I had a similar problem when I first got my HR34. I only have one other box, an HR22 in the bedroom, and it would regularly not see the programs on the other DVR. It was solved by changing to static IPs on both boxes and I haven't had an issue since.


----------



## bready (Dec 18, 2006)

I have been having the same problem. I called last week and they played ignorant of the problem, and told me to call back when it is locked up. I hope it is a software issue and that they get it fixed soon.


----------



## CCarncross (Jul 19, 2005)

I reboot all 3 of my DVR's every weekend and never have any issues. I treat these like PC's, others dont.


----------



## mamoth (Feb 12, 2013)

CCarncross said:


> I reboot all 3 of my DVR's every weekend and never have any issues. I treat these like PC's, others dont.


Yea, I figured I would do this as well. But seems pretty silly. Even PCs now-a-days (Windows 7/8/Linux) don't need that type of reboot schedule.


----------



## CCarncross (Jul 19, 2005)

mamoth said:


> Yea, I figured I would do this as well. But seems pretty silly. Even PCs now-a-days (Windows 7/8/Linux) don't need that type of reboot schedule.


I dont leave any of my desktops on anymore...unless I forget. Just for the heat and power consumption alone....so mine are usually rebooted almost every day anyway.


----------



## employee3 (Aug 15, 2006)

Same issues with my HR34. I have multiple HR24s, HR21 and even an old HR20 which never lockup. The HR34 will lose network (while watching a program from it on an HR24). Static IP is there. Other times the HDMI will sync to my TV at 30Hhz with no sound. Sometimes SUPER slow where it won't even play programs locally.

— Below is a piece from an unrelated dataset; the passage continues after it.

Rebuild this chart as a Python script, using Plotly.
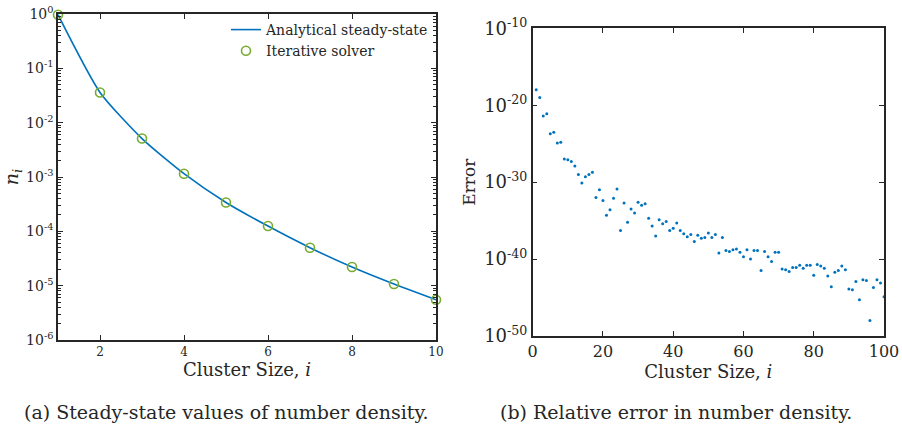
import plotly.graph_objects as go

# Left panel data
cluster_size_a = [1, 2, 3, 4, 5, 6, 7, 8, 9, 10]
density_analytical = [0.97, 0.036, 0.0051, 0.00115, 0.00034, 0.000125, 0.00005, 0.000022, 0.0000107, 0.0000055]
density_iterative = [0.97, 0.036, 0.0051, 0.00115, 0.00034, 0.000125, 0.00005, 0.000022, 0.0000107, 0.0000055]

# Right panel data (log10 of relative error)
cluster_size_b = list(range(1, 101))
log_error = [
    -18.0, -19.0, -21.4, -21.1, -23.7, -23.5, -24.9, -24.8, -27.0, -27.1,
    -27.3, -27.9, -29.0, -30.1, -29.3, -29.0, -28.7, -32.0, -31.0, -32.4,
    -34.3, -33.6, -32.1, -30.9, -36.3, -32.7, -35.2, -33.5, -34.0, -32.6,
    -33.0, -32.8, -34.7, -35.7, -37.0, -34.9, -35.4, -35.1, -36.3, -36.0,
    -35.3, -36.3, -36.7, -37.1, -36.8, -37.7, -36.9, -37.3, -37.2, -36.6,
    -37.2, -36.8, -39.2, -37.2, -38.9, -39.0, -38.8, -38.7, -39.1, -39.7,
    -38.8, -40.0, -38.9, -38.9, -41.5, -39.0, -39.7, -40.3, -39.1, -39.1,
    -41.3, -41.4, -41.6, -41.1, -41.1, -40.8, -41.2, -40.8, -40.8, -42.1,
    -40.7, -40.9, -41.2, -42.2, -43.6, -41.7, -41.5, -40.9, -41.4, -43.9,
    -44.0, -42.9, -45.3, -42.7, -42.8, -48.0, -43.7, -42.7, -43.1, -44.9,
]
error_values = [10 ** v for v in log_error]

left_ytick_vals = [1e-6, 1e-5, 1e-4, 1e-3, 1e-2, 1e-1, 1e0]
left_ytick_text = ["10<sup>-6</sup>", "10<sup>-5</sup>", "10<sup>-4</sup>", "10<sup>-3</sup>",
                   "10<sup>-2</sup>", "10<sup>-1</sup>", "10<sup>0</sup>"]
right_ytick_vals = [1e-50, 1e-40, 1e-30, 1e-20, 1e-10]
right_ytick_text = ["10<sup>-50</sup>", "10<sup>-40</sup>", "10<sup>-30</sup>", "10<sup>-20</sup>", "10<sup>-10</sup>"]

left_minor_vals = [m * d for d in left_ytick_vals[:-1] for m in range(2, 10)]

FONT = "DejaVu Serif"
AXC = "#262626"
BLUE = "#0072BD"
GREEN = "#77AC30"

W, H = 902, 427


def px(x):
    return x / W


def py(y):
    return 1 - y / H


fig = go.Figure()

fig.add_trace(go.Scatter(
    x=cluster_size_a, y=density_analytical, mode="lines",
    line=dict(color=BLUE, width=1.6, shape="spline", smoothing=0.6), name="Analytical steady-state",
    xaxis="x", yaxis="y"))
fig.add_trace(go.Scatter(
    x=cluster_size_a, y=density_iterative, mode="markers", cliponaxis=False,
    marker=dict(symbol="circle-open", color=GREEN, size=9, line=dict(width=1.6, color=GREEN)),
    name="Iterative solver", xaxis="x", yaxis="y"))
fig.add_trace(go.Scatter(
    x=cluster_size_b, y=error_values, mode="markers", cliponaxis=False,
    marker=dict(color=BLUE, size=3), showlegend=False, xaxis="x2", yaxis="y2"))

common = dict(showline=True, linecolor=AXC, linewidth=1.5, mirror="ticks", ticks="inside",
              tickcolor=AXC, showgrid=False, zeroline=False, automargin=False)

fig.update_layout(
    width=W, height=H,
    margin=dict(l=0, r=0, t=0, b=0),
    paper_bgcolor="white", plot_bgcolor="white",
    font=dict(family=FONT, color=AXC),
    xaxis=dict(domain=[px(58), px(436)], range=[1, 10], tickvals=[2, 4, 6, 8, 10],
               ticklen=5, tickfont=dict(size=12),
               title=dict(text="Cluster Size, <i>i</i>", font=dict(size=18), standoff=4),
               anchor="y", **common),
    yaxis=dict(domain=[py(340), py(14)], type="log", range=[-6, 0],
               tickvals=left_ytick_vals, ticktext=left_ytick_text, ticklen=5,
               tickfont=dict(size=14),
               minor=dict(ticks="inside", ticklen=3, tickcolor=AXC, tickvals=left_minor_vals),
               title=dict(text="<i>n<sub>i</sub></i>", font=dict(size=19), standoff=4),
               anchor="x", **common),
    xaxis2=dict(domain=[px(532.7), px(884)], range=[0, 100], tickvals=[0, 20, 40, 60, 80, 100],
                ticklen=5, tickfont=dict(size=16),
                title=dict(text="Cluster Size, <i>i</i>", font=dict(size=18), standoff=2),
                anchor="y2", **common),
    yaxis2=dict(domain=[py(336), py(28.3)], type="log", range=[-50, -10],
                tickvals=right_ytick_vals, ticktext=right_ytick_text, ticklen=5,
                tickfont=dict(size=18),
                title=dict(text="Error", font=dict(size=17), standoff=4),
                anchor="x2", **common),
    legend=dict(x=px(434), y=py(14), xanchor="right", yanchor="top",
                bgcolor="rgba(255,255,255,0)", font=dict(size=14, family=FONT),
                itemwidth=30, tracegroupgap=0),
    annotations=[
        dict(text="(a) Steady-state values of number density.", x=px(226), y=py(412),
             xref="paper", yref="paper", xanchor="center", yanchor="middle",
             showarrow=False, font=dict(size=19, family=FONT)),
        dict(text="(b) Relative error in number density.", x=px(676), y=py(412),
             xref="paper", yref="paper", xanchor="center", yanchor="middle",
             showarrow=False, font=dict(size=19, family=FONT)),
    ],
)

fig.write_html(
    "out.html",
    config={"displayModeBar": False},
    post_script="document.body.style.margin='0';document.body.style.overflow='hidden';",
)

Red button reboot is all that will fix it. None of my other boxes exhibit this kind of behavior.


----------



## dpeters11 (May 30, 2007)

mamoth;3190035 said:


> Yea, I figured I would do this as well. But seems pretty silly. Even PCs now-a-days (Windows 7/8/Linux) don't need that type of reboot schedule.


I believe Dish still reboots their boxes nightly.


----------



## CCarncross (Jul 19, 2005)

dpeters11 said:


> I believe Dish still reboots their boxes nightly.


I believe you are correct. The only difference is they do it automatically. I wish the Directv receivers rebooted automatically say once a month during an idle time with at least 15 minutes or so of time before the next program began recording.


----------



## Datagg (May 17, 2009)

bready said:


> I have been having the same problem. I called last week and they played ignorant of the problem, and told me to call back when it is locked up. I hope it is a software issue and that they get it fixed soon.


Heard that run around for a month plus. They are great at dodging the facts and passing the buck. Final words was cancel, then they perk up.... It's the blind leading the blind over there.


----------



## mamoth (Feb 12, 2013)

Better yet... let me choose when it reboots. And nothing records overlapping that timeframe. Replaced my TiVo's that I rebooted about twice a year.


----------



## adam1115 (Dec 16, 2003)

Yup.


----------



## usnret (Jan 16, 2009)

Was just in the "to do" area of my HR34 and it again locked up. No response whatsoever from my remote. 2nd time in 5 weeks. Only fix was a RBR.


----------



## wingrider01 (Sep 9, 2005)

Weird problem that started yesterday with a lockup on the HR34, still running the previous version of the software. The picture locked up on the screen but can still hear the dialog (live TV not a recording), had to do a RBR, system restarted went through all it's procedures came right back to the locked video with the dialog in the background. 

Tried a different HDMI port, different HDMI cable and checked the port with the PS3 and it worked. OTA works also that is not run through a AM21. 

Hopefully someone has a suggestion, or when I get home from work today will end up making a call to protection plan people


----------